I wanted system calls to lead to a direct context switch efficiently, so that for example, in the simple case an IPC call to a server process acts synchronously. But on the other hand, there are other tasks for system calls which are really just isolated or system-level function calls, and they don't need the overhead.

So I came up with the idea of two levels - simple system calls which are invoked and return much any other function invocation, and heavier ones which might lead to a context switch. I just then use the system call number to chose what code to execute.

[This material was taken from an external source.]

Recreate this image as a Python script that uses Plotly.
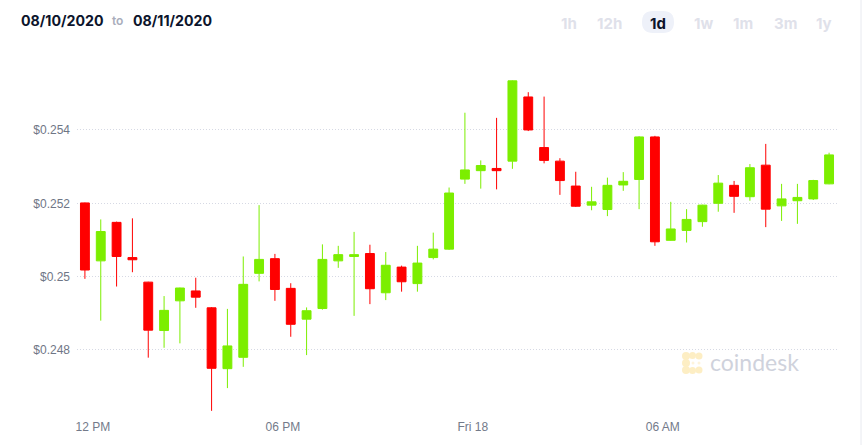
import plotly.graph_objects as go
import pandas as pd

# ---- data ----
times = pd.date_range("2020-09-17 11:45", periods=48, freq="30min")

opens = [0.25201, 0.25043, 0.25148, 0.25052, 0.24985, 0.24853, 0.24934, 0.24961,
         0.24915, 0.24749, 0.24780, 0.25009, 0.25049, 0.24968, 0.24884, 0.24913,
         0.25043, 0.25055, 0.25063, 0.24956, 0.25026, 0.24981, 0.25052, 0.25075,
         0.25266, 0.25289, 0.25295, 0.25315, 0.25490, 0.25352, 0.25315, 0.25247,
         0.25195, 0.25183, 0.25250, 0.25265, 0.25381, 0.25099, 0.25126, 0.25150,
         0.25200, 0.25249, 0.25218, 0.25304, 0.25193, 0.25207, 0.25212, 0.25253]
highs = [0.25202, 0.25156, 0.25150, 0.25159, 0.24986, 0.24947, 0.24970, 0.24997,
         0.24917, 0.24912, 0.25055, 0.25195, 0.25062, 0.24982, 0.24916, 0.25088,
         0.25084, 0.25122, 0.25087, 0.25067, 0.25030, 0.25084, 0.25120, 0.25243,
         0.25447, 0.25317, 0.25433, 0.25535, 0.25503, 0.25491, 0.25323, 0.25286,
         0.25245, 0.25270, 0.25285, 0.25383, 0.25384, 0.25204, 0.25184, 0.25196,
         0.25277, 0.25261, 0.25307, 0.25362, 0.25253, 0.25253, 0.25264, 0.25338]
lows = [0.24994, 0.24880, 0.24973, 0.25012, 0.24779, 0.24806, 0.24818, 0.24915,
        0.24634, 0.24696, 0.24754, 0.24987, 0.24934, 0.24836, 0.24786, 0.24910,
        0.25024, 0.24893, 0.24925, 0.24936, 0.24959, 0.24959, 0.25047, 0.25073,
        0.25253, 0.25240, 0.25238, 0.25294, 0.25397, 0.25309, 0.25223, 0.25190,
        0.25181, 0.25165, 0.25234, 0.25184, 0.25084, 0.25098, 0.25093, 0.25136,
        0.25177, 0.25174, 0.25207, 0.25135, 0.25152, 0.25144, 0.25209, 0.25252]
closes = [0.25018, 0.25123, 0.25055, 0.25046, 0.24854, 0.24908, 0.24969, 0.24944,
          0.24750, 0.24811, 0.24979, 0.25047, 0.24965, 0.24870, 0.24907, 0.25047,
          0.25060, 0.25060, 0.24967, 0.25031, 0.24986, 0.25037, 0.25075, 0.25228,
          0.25291, 0.25303, 0.25289, 0.25534, 0.25400, 0.25317, 0.25262, 0.25192,
          0.25204, 0.25249, 0.25260, 0.25381, 0.25095, 0.25130, 0.25156, 0.25195,
          0.25255, 0.25219, 0.25297, 0.25184, 0.25212, 0.25216, 0.25262, 0.25332]

x_tick_vals = ["2020-09-17 12:00", "2020-09-17 18:00", "2020-09-18 00:00", "2020-09-18 06:00"]
x_tick_text = ["12 PM", "06 PM", "Fri 18", "06 AM"]
y_tick_vals = [0.248, 0.250, 0.252, 0.254]
y_tick_text = ["$0.248", "$0.25", "$0.252", "$0.254"]

date_from = "08/10/2020"
date_to = "08/11/2020"
ranges = ["1h", "12h", "1d", "1w", "1m", "3m", "1y"]
range_x = [569, 609, 658, 703, 743, 785, 824]
active_range = "1d"

# ---- layout geometry (pixels) ----
W, H = 862, 445
L, R, T, B = 77, 837, 60, 413
GREEN = "#7CEE00"
RED = "#FF0000"


def px(x):
    return (x - L) / (R - L)


def py(y):
    return (B - y) / (B - T)


fig = go.Figure(go.Candlestick(
    x=times, open=opens, high=highs, low=lows, close=closes,
    increasing=dict(line=dict(color=GREEN, width=1), fillcolor=GREEN),
    decreasing=dict(line=dict(color=RED, width=1), fillcolor=RED),
    whiskerwidth=0, hoverinfo="skip",
))

fig.update_layout(
    width=W, height=H,
    margin=dict(l=L, r=W - R, t=T, b=H - B),
    paper_bgcolor="white", plot_bgcolor="white",
    showlegend=False, boxgap=0.2,
    font=dict(family="Arial, Liberation Sans, sans-serif", size=12, color="#6f7686"),
)
fig.update_xaxes(
    type="date", range=["2020-09-17 11:30", "2020-09-18 11:30"],
    tickvals=x_tick_vals, ticktext=x_tick_text,
    showgrid=False, zeroline=False, showline=False, ticks="",
    rangeslider=dict(visible=False), ticklabelstandoff=5,
    tickfont=dict(size=12, color="#737a8a"),
)
fig.update_yaxes(
    range=[0.246281, 0.255908],
    tickvals=y_tick_vals, ticktext=y_tick_text,
    showgrid=True, gridcolor="#d6d9e4", griddash="1px,2px", gridwidth=1,
    zeroline=False, showline=False, ticks="", ticklabelstandoff=6,
    tickfont=dict(size=12, color="#6f7686"),
)


def note(x, y, text, font, xanchor="center"):
    fig.add_annotation(x=px(x), y=py(y), xref="paper", yref="paper",
                       xanchor=xanchor, yanchor="middle", text=text,
                       showarrow=False, font=font)


# header dates
note(19, 20, date_from, dict(family="Inter", size=14.2, weight=700, color="#0c142c"), "left")
note(110, 21, "to", dict(family="Inter", size=12, weight=600, color="#a9adbb"), "left")
note(131, 20, date_to, dict(family="Inter", size=14.2, weight=700, color="#0c142c"), "left")

# range buttons
ax = range_x[ranges.index(active_range)]
x0, x1, y0, y1, r = px(ax - 16), px(ax + 16), py(11), py(33), 11
rx = r / (R - L)
ry = r / (B - T)
path = (f"M {x0 + rx} {y0} L {x1 - rx} {y0} Q {x1} {y0} {x1} {y0 - ry} "
        f"L {x1} {y1 + ry} Q {x1} {y1} {x1 - rx} {y1} L {x0 + rx} {y1} "
        f"Q {x0} {y1} {x0} {y1 + ry} L {x0} {y0 - ry} Q {x0} {y0} {x0 + rx} {y0} Z")
fig.add_shape(type="path", path=path, xref="paper", yref="paper",
              fillcolor="#eef1f9", line=dict(width=0), layer="below")
for lab, bx in zip(ranges, range_x):
    note(bx, 23, lab, dict(family="Inter", size=15, weight=700,
                           color="#0c142c" if lab == active_range else "#dfe1ea"))

# right border of container
fig.add_shape(type="line", xref="paper", yref="paper", x0=px(861), x1=px(861), y0=py(0), y1=py(445),
              line=dict(color="#e8eaf0", width=1))

# coindesk watermark (icon made of soft dots)
for (cx, cy, rr, col) in [(686, 356, 4, "#fdeec4"), (692.5, 355.5, 3.5, "#fdeec4"), (699, 356, 3.5, "#fdeec4"),
                          (686, 363, 4, "#fdeec4"), (686, 370, 4, "#fdeec4"), (692.5, 370.5, 3.5, "#fdeec4"),
                          (699, 370, 3.5, "#fdeec4"), (693, 363, 1.5, "#fef4db"), (699, 363, 1.5, "#fef4db")]:
    fig.add_shape(type="circle", xref="paper", yref="paper",
                  x0=px(cx - rr), x1=px(cx + rr), y0=py(cy + rr), y1=py(cy - rr),
                  fillcolor=col, line=dict(width=0), layer="below")
note(708, 362, "coindesk", dict(family="Lato", size=23, color="#cfd2dc"), "left")

fig.write_html("out.html")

It's actually easier just showing the code I came up with than trying to explain it.
svc_entry:      
cmp r7,#SVC_SIMPLE_LAST
push { r12, lr }
adrlo r12,svc_vectors
adrlo lr,svc_exit @ low vectors, call and return to svc_exit
ldrlo pc,[r12, r7, lsl #2]
...
svc_exit:
ldmia sp!,{r12, pc }^

Well that's the entirety of the code-path for 'simple' system calls. It doesn't strictly need to save r12, but it makes the context-switching case a bit simpler, and keeps the stack aligned properly too. It doesn't need to save the normal EABI work registers, because the target vector will save any it needs to.

At the svc_exit label I initially had `pop { r12, pc }^' thinking that the pop pseudo-op would work the same as ldmia as it does normally, but implement an exception return because of the trailing `^' ... but it doesn't ...

The "we might context switch" case is then much the same as every other exception handler, and re-uses some of the code too. It saves the state to the current TCB, and then invokes the vector. It also handles invalid system call numbers by suspending the task.
        srsdb   #MODE_IRQ
cps #MODE_IRQ
stm sp,{r0-r14}^
cps #MODE_SUPERVISOR

cmp r7,#SVC_LAST
adr r12,svc_vectors
adr lr,ex_context_exit
ldrlo pc,[r12, r7, lsl #2]
b task_error_handler @ syscall # invalid - suspend task

One of the simplest useful IPC mechanism I can think of is simply a signal based one (the AmigaOS idea of signals, not the Unix one, although they can be made to work the same). If you're waiting on a signal and it arrives you wake up, otherwise it just gets registered asynchronously and if you wait later, it no-ops.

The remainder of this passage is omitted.